Explain the concept of threads, blocks, and grids in CUDA C.
- Answer: Threads are individual units of execution, organized into blocks. Blocks are groups of threads that can communicate and synchronize, and grids are collections of blocks. The organization of threads, blocks, and grids enables parallel execution on the GPU.
How does CUDA C handle data parallelism?
- Answer: CUDA C achieves data parallelism by launching a large number of threads to process different elements of data simultaneously. Each thread executes the same kernel code but processes different data, enabling parallel computation.
What is warp in the context of CUDA C, and why is it important for performance?
- Answer: A warp is a group of threads that execute the same instruction simultaneously on the GPU. Warps allow for efficient parallelism as all threads in a warp execute in lockstep. Performance can be optimized by ensuring that threads within a warp follow similar execution paths.
Explain how CUDA C handles synchronization among threads within a block.
- Answer: CUDA C provides synchronization mechanisms such as __syncthreads() to synchronize threads within a block. This ensures that all threads reach a specific point in the kernel before proceeding, enabling coordinated execution.
What is the role of shared memory in CUDA C, and how does it differ from global memory?
- Answer: Shared memory is a fast and low-latency memory space that is shared among threads within a block. It is used for communication and data sharing between threads. Unlike global memory, which is slower, shared memory provides a faster alternative for frequently accessed data within a block.
Explain the process of launching a CUDA kernel from the host code.
- Answer: To launch a CUDA kernel, the host code uses a specific syntax (<<<gridDim, blockDim>>>) to specify the organization of threads into blocks and grids. The kernel is then called like a regular C function. The specified grid and block dimensions determine how threads are organized for parallel execution.
How does CUDA C handle error checking, and what are common error-handling practices?
- Answer: CUDA C provides error-checking functions like cudaGetLastError to identify and handle errors. It is common practice to check for errors after kernel launches and memory allocations, and to print error messages or take corrective actions when errors occur.
What is the significance of the warp divergence problem in CUDA C, and how can it be mitigated?
- Answer: Warp divergence occurs when threads within a warp take different execution paths. This can lead to decreased performance.
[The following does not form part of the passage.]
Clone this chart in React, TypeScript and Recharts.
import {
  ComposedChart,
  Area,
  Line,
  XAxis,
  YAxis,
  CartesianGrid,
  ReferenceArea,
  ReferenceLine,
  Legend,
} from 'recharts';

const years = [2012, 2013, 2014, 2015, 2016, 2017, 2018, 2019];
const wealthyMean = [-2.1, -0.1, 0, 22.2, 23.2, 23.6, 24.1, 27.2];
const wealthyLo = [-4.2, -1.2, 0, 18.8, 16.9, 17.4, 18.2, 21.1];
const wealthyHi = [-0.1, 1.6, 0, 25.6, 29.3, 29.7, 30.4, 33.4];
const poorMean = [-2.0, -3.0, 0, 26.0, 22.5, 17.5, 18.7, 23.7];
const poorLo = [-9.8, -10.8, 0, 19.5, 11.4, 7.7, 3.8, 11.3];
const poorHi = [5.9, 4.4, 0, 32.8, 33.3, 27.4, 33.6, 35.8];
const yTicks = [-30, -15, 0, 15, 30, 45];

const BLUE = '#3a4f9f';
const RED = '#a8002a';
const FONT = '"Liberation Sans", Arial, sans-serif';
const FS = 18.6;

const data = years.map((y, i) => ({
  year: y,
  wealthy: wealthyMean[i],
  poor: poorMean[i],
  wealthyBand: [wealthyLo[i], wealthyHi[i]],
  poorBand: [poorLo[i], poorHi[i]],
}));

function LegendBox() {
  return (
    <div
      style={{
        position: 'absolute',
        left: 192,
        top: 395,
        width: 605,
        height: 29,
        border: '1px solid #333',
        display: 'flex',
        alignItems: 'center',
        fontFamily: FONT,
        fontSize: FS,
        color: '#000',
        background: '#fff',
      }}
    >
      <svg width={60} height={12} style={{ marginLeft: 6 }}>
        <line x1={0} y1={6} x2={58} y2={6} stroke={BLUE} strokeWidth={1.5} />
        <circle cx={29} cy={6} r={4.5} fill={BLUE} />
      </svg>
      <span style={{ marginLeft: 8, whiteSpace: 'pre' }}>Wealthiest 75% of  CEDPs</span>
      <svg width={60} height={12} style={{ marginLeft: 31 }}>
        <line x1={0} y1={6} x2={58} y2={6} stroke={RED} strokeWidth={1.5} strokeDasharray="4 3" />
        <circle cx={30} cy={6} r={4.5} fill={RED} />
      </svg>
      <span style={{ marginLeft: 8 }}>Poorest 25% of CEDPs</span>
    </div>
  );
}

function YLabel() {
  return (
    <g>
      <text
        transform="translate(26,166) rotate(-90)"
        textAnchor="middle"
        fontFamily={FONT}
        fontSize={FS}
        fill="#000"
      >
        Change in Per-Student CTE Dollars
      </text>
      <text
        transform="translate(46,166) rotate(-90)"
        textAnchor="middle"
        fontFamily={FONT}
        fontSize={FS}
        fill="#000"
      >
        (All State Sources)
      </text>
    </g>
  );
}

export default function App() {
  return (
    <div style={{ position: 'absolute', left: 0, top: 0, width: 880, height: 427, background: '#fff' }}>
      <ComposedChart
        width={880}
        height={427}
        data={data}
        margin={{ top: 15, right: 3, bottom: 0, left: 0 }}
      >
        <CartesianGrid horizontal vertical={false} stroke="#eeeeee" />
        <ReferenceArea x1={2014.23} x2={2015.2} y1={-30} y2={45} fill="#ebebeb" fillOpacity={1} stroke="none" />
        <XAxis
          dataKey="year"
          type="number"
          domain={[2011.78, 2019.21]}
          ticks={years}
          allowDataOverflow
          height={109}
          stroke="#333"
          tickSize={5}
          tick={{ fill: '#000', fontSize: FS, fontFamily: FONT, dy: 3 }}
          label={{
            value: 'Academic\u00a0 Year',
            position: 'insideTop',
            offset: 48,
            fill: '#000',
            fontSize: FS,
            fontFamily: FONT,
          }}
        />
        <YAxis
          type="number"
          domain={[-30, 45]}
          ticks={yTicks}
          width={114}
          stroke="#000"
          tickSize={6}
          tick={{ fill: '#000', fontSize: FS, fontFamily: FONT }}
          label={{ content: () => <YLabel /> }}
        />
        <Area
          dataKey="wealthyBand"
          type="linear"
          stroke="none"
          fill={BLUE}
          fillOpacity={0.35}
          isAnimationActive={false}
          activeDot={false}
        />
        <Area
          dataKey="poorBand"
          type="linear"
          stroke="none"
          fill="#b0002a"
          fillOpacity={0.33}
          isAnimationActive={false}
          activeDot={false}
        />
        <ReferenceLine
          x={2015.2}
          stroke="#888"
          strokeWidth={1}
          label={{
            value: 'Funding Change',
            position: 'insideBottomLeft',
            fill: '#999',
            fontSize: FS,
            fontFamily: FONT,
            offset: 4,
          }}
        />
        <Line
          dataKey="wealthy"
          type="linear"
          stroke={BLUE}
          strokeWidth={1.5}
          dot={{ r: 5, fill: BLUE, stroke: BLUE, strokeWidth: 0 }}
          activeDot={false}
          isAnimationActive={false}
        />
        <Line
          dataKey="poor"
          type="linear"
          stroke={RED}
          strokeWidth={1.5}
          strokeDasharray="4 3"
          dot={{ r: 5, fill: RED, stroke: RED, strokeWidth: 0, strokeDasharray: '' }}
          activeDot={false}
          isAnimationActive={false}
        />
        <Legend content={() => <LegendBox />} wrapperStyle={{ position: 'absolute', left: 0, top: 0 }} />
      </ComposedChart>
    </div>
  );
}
Mitigating strategies include avoiding conditional branches within warps or using techniques like thread divergence masking.
Explain how constant memory is used in CUDA C and its advantages.
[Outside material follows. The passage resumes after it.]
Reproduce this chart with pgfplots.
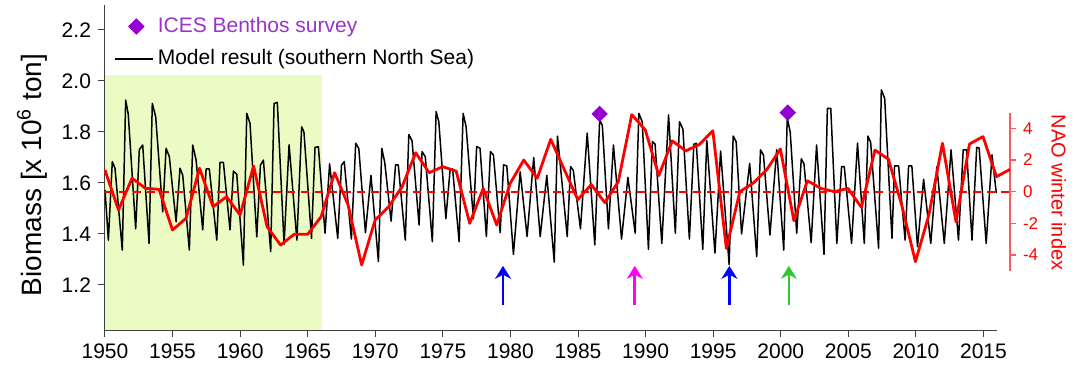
\documentclass[border=0pt]{standalone}
\usepackage{fontspec}
\setmainfont{Liberation Sans}
\usepackage{pgfplots}
\pgfplotsset{compat=1.18}
\usetikzlibrary{arrows.meta}
\definecolor{shade}{RGB}{234,252,196}
\definecolor{ices}{RGB}{148,0,211}
\definecolor{icestext}{RGB}{153,51,204}
\definecolor{arrgreen}{RGB}{50,200,50}
\definecolor{arrblue}{RGB}{0,0,255}
\definecolor{arrmag}{RGB}{255,0,255}
\definecolor{naored}{RGB}{255,0,0}
\definecolor{naoaxis}{RGB}{255,90,90}
\pgfplotsset{
  diamleg/.style={legend image code/.code={\draw[##1] (0.06cm,0cm) (0.72cm,0cm) plot coordinates {(0.43cm,0cm)};}},
  lineleg/.style={legend image code/.code={\draw[##1] (0.06cm,0cm) -- (0.72cm,0cm);}},
}

\pgfplotstableread{
x y
1950.00 1.573
1950.25 1.376
1950.54 1.684
1950.74 1.658
1951.28 1.337
1951.53 1.925
1951.72 1.870
1952.27 1.420
1952.54 1.731
1952.79 1.749
1953.26 1.363
1953.50 1.912
1953.75 1.860
1954.27 1.487
1954.52 1.736
1954.76 1.703
1955.26 1.448
1955.55 1.658
1955.75 1.631
1956.24 1.337
1956.49 1.749
1956.74 1.690
1957.23 1.416
1957.48 1.655
1957.72 1.655
1958.27 1.376
1958.51 1.681
1958.76 1.681
1959.25 1.416
1959.50 1.647
1959.75 1.634
1960.24 1.278
1960.49 1.873
1960.73 1.834
1961.23 1.389
1961.50 1.670
1961.72 1.690
1962.26 1.331
1962.51 1.912
1962.75 1.916
1963.25 1.360
1963.62 1.750
1964.20 1.376
1964.55 1.820
1964.72 1.800
1965.28 1.383
1965.54 1.740
1965.79 1.742
1966.28 1.403
1966.62 1.675
1967.22 1.383
1967.50 1.670
1967.70 1.684
1968.23 1.380
1968.55 1.756
1968.78 1.735
1969.27 1.405
1969.68 1.630
1970.23 1.292
1970.48 1.736
1970.70 1.680
1971.17 1.450
1971.50 1.671
1971.70 1.671
1972.22 1.376
1972.48 1.790
1972.72 1.765
1973.24 1.435
1973.46 1.723
1973.70 1.703
1974.22 1.370
1974.50 1.880
1974.70 1.840
1975.22 1.460
1975.54 1.655
1975.72 1.655
1976.20 1.370
1976.50 1.873
1976.72 1.820
1977.26 1.460
1977.50 1.743
1977.75 1.736
1978.22 1.390
1978.52 1.723
1978.74 1.710
1979.24 1.405
1979.49 1.671
1979.73 1.667
1980.22 1.320
1980.72 1.644
1981.23 1.390
1981.72 1.700
1982.20 1.390
1982.69 1.630
1983.24 1.290
1983.48 1.784
1984.20 1.390
1984.45 1.664
1984.65 1.650
1985.18 1.420
1985.68 1.796
1986.24 1.357
1986.60 1.847
1986.80 1.825
1987.25 1.420
1987.62 1.749
1988.22 1.380
1988.69 1.622
1989.23 1.403
1989.50 1.873
1989.75 1.840
1990.21 1.340
1990.50 1.762
1990.70 1.753
1991.20 1.363
1991.70 1.867
1992.20 1.403
1992.51 1.840
1992.76 1.812
1993.24 1.380
1993.57 1.752
1993.75 1.756
1994.23 1.340
1994.53 1.766
1995.13 1.325
1995.55 1.725
1996.18 1.280
1996.48 1.784
1996.70 1.762
1997.10 1.400
1997.70 1.677
1998.22 1.311
1998.50 1.730
1998.72 1.710
1999.20 1.396
1999.70 1.731
2000.22 1.337
2000.48 1.855
2000.70 1.800
2001.18 1.403
2001.52 1.695
2001.72 1.675
2002.25 1.366
2002.65 1.749
2003.20 1.320
2003.45 1.893
2003.70 1.893
2004.15 1.363
2004.50 1.664
2004.70 1.664
2005.24 1.363
2005.68 1.756
2006.18 1.363
2006.45 1.784
2006.65 1.760
2007.24 1.344
2007.44 1.965
2007.69 1.932
2008.23 1.383
2008.42 1.667
2008.72 1.667
2009.20 1.376
2009.46 1.667
2009.70 1.667
2010.12 1.350
2010.57 1.615
2011.10 1.363
2011.55 1.664
2012.10 1.363
2012.60 1.730
2013.15 1.376
2013.50 1.730
2013.75 1.730
2014.15 1.376
2014.50 1.740
2014.68 1.737
2015.20 1.363
2015.63 1.710
2015.95 1.560
}\model

\pgfplotstableread{
x y
1950 1.37
1951 -1.16
1952 0.85
1953 0.21
1954 0.15
1955 -2.42
1956 -1.68
1957 1.48
1958 -0.95
1959 -0.32
1960 -1.47
1961 1.62
1962 -2.21
1963 -3.37
1964 -2.69
1965 -2.69
1966 -1.58
1967 1.20
1968 -0.84
1969 -4.63
1970 -1.79
1971 -0.95
1972 0.32
1973 2.46
1974 1.20
1975 1.58
1976 1.30
1977 -2.00
1978 0.21
1979 -2.10
1980 0.53
1981 2.00
1982 0.85
1983 3.31
1984 1.40
1985 -0.50
1986 0.45
1987 -0.69
1988 0.63
1989 4.87
1990 3.90
1991 1.02
1992 3.21
1993 2.58
1994 2.98
1995 3.85
1996 -3.58
1997 0.00
1998 0.55
1999 1.40
2000 2.70
2001 -1.83
2002 0.69
2003 0.21
2004 0.00
2005 0.21
2006 -0.99
2007 2.63
2008 2.05
2009 -0.90
2010 -4.42
2011 -1.45
2012 3.06
2013 -1.90
2014 3.01
2015 3.48
2016 0.95
2017 1.41
}\nao

\begin{document}
\begin{tikzpicture}
\useasboundingbox (-52.5pt,-17.5pt) rectangle (485.5pt,165pt);
\begin{axis}[
  at={(0,0)}, anchor=south west,
  scale only axis, width=446pt, height=162.5pt,
  xmin=1950, xmax=2016, ymin=1.0235, ymax=2.298,
  axis x line=bottom, axis y line=left,
  axis line style={-, black!75, line width=0.5pt},
  tick style={black!75, line width=0.5pt},
  tick align=outside, major tick length=3.5pt,
  xtick={1950,1955,1960,1965,1970,1975,1980,1985,1990,1995,2000,2005,2010,2015},
  ytick={1.2,1.4,1.6,1.8,2.0,2.2},
  minor tick num=0,
  /pgf/number format/assume math mode=true,
  tick label style={font=\fontsize{10.5}{12}\selectfont, black},
  x tick label style={/pgf/number format/1000 sep={}},
  y tick label style={/pgf/number format/fixed, /pgf/number format/fixed zerofill, /pgf/number format/precision=1},
  ylabel={Biomass [x 10\textsuperscript{6} ton]},
  every axis y label/.style={at={(axis description cs:-0.0818,0.477)}, anchor=center, rotate=90, font=\fontsize{14}{16}\selectfont},
  legend style={draw=none, fill=none, at={(axis description cs:0,1)}, anchor=north west, xshift=1.5pt, yshift=-2pt, row sep=3pt, font=\fontsize{10.5}{12}\selectfont, legend cell align=left},
]
\addlegendimage{only marks, mark=square*, mark size=2.7pt, mark options={rotate=45, fill=ices, draw=ices}, diamleg}
\addlegendentry{\textcolor{icestext}{ICES Benthos survey}}
\addlegendimage{black, line width=0.9pt, lineleg}
\addlegendentry{Model result (southern North Sea)}
\addplot[draw=none, fill=shade, forget plot] coordinates {(1950,1.0235) (1950,2.024) (1966.06,2.024) (1966.06,1.0235)} -- cycle;
\addplot[black, line width=0.75pt, line join=round, forget plot] table[x=x,y=y] {\model};
\addplot[only marks, mark=square*, mark size=2.7pt, mark options={rotate=45, fill=ices, draw=ices}, forget plot] coordinates {(1986.6,1.871) (2000.52,1.876)};
\addplot[arrblue, line width=1.3pt, -{Stealth[length=6.5pt,width=8pt]}, forget plot] coordinates {(1979.45,1.12) (1979.45,1.275)};
\addplot[arrmag, line width=1.3pt, -{Stealth[length=6.5pt,width=8pt]}, forget plot] coordinates {(1989.2,1.12) (1989.2,1.275)};
\addplot[arrblue, line width=1.3pt, -{Stealth[length=6.5pt,width=8pt]}, forget plot] coordinates {(1996.2,1.12) (1996.2,1.275)};
\addplot[arrgreen, line width=1.3pt, -{Stealth[length=6.5pt,width=8pt]}, forget plot] coordinates {(2000.6,1.12) (2000.6,1.275)};
\end{axis}
\begin{axis}[
  at={(0,29.575pt)}, anchor=south west,
  scale only axis, width=452.5pt, height=79.15pt,
  xmin=1950, xmax=2017, ymin=-5, ymax=5,
  axis x line=none, axis y line=right,
  axis line style={-, naoaxis, line width=0.6pt},
  tick style={naoaxis, line width=0.6pt},
  tick align=outside, major tick length=3pt,
  ytick={-4,-2,0,2,4}, minor tick num=0,
  /pgf/number format/assume math mode=true,
  y tick label style={font=\fontsize{8.5}{10}\selectfont, text=naored},
  ylabel={NAO winter index},
  every axis y label/.style={at={(axis description cs:1.054,0.495)}, anchor=center, rotate=-90, font=\fontsize{10}{12}\selectfont, text=naored},
  clip=false,
]
\addplot[naored, line width=0.9pt, dash pattern=on 4pt off 3pt] coordinates {(1950,0) (2017,0)};
\addplot[naored, line width=1.4pt, line join=round] table[x=x,y=y] {\nao};
\end{axis}
\end{tikzpicture}
\end{document}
- Answer: Constant memory is a read-only memory space in CUDA C that provides fast access for all threads. It is suitable for storing constants that are used by all threads in a kernel, reducing the need for repeated memory accesses.
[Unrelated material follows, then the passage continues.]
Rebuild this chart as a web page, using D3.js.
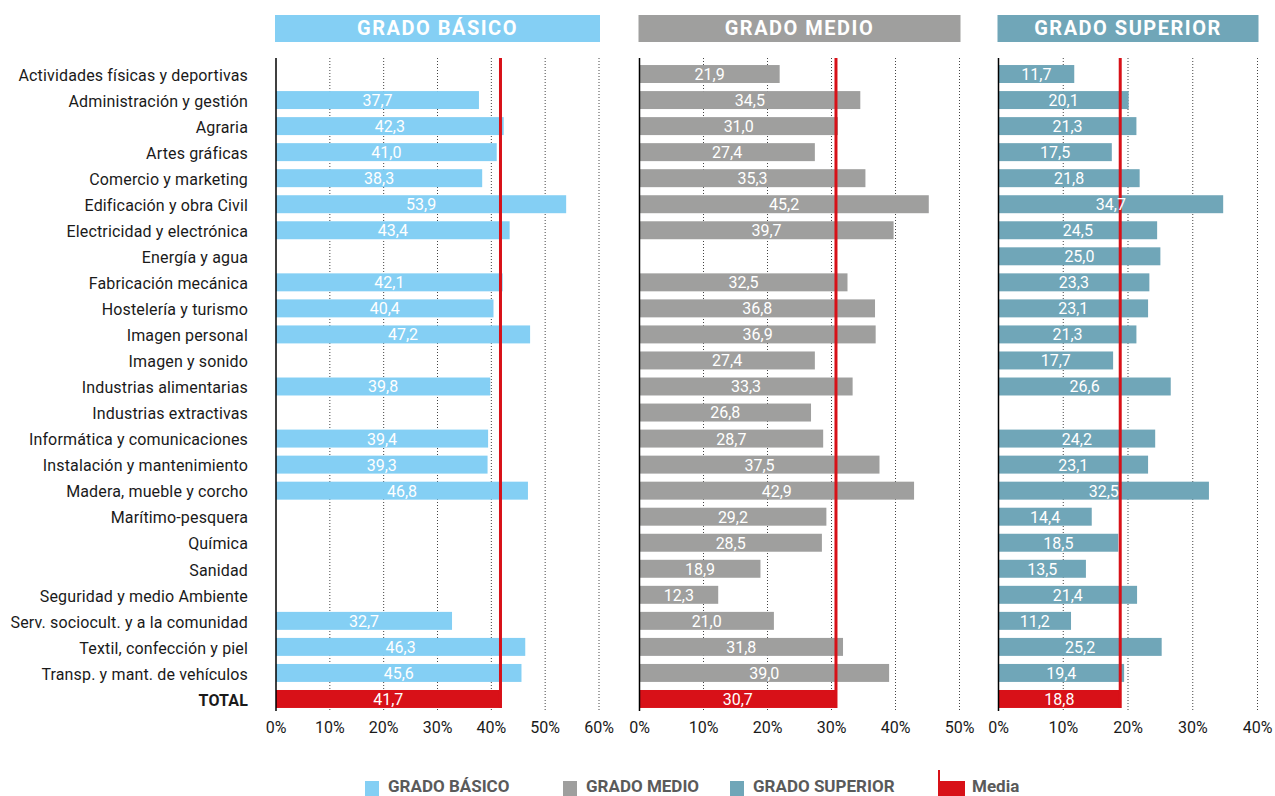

How does CUDA C support asynchronous execution, and why is it beneficial?
- Answer: CUDA C allows for asynchronous execution by using asynchronous memory transfer and kernel launches. Asynchronous execution enables overlapping computation and communication, improving overall performance.
Explain the concept of streaming multiprocessors (SMs) in CUDA architecture and their role in parallel computation.
- Answer: Streaming Multiprocessors (SMs) are processing units within the GPU that execute parallel threads. Each SM contains multiple CUDA cores that perform parallel computation. SMs play a crucial role in achieving parallelism in CUDA C programs.
What is the purpose of warp-synchronous programming in CUDA C?
- Answer: Warp-synchronous programming in CUDA C involves coordinating the execution of threads within a warp. It allows for efficient use of GPU resources and helps in avoiding warp divergence.
How does CUDA C handle dynamic parallelism, and in what scenarios is it useful?
- Answer: Dynamic parallelism in CUDA C allows kernels to launch other kernels. It is useful when the workload is not known at compile time or when hierarchical parallelism is required. It enables more flexible and adaptive GPU programming.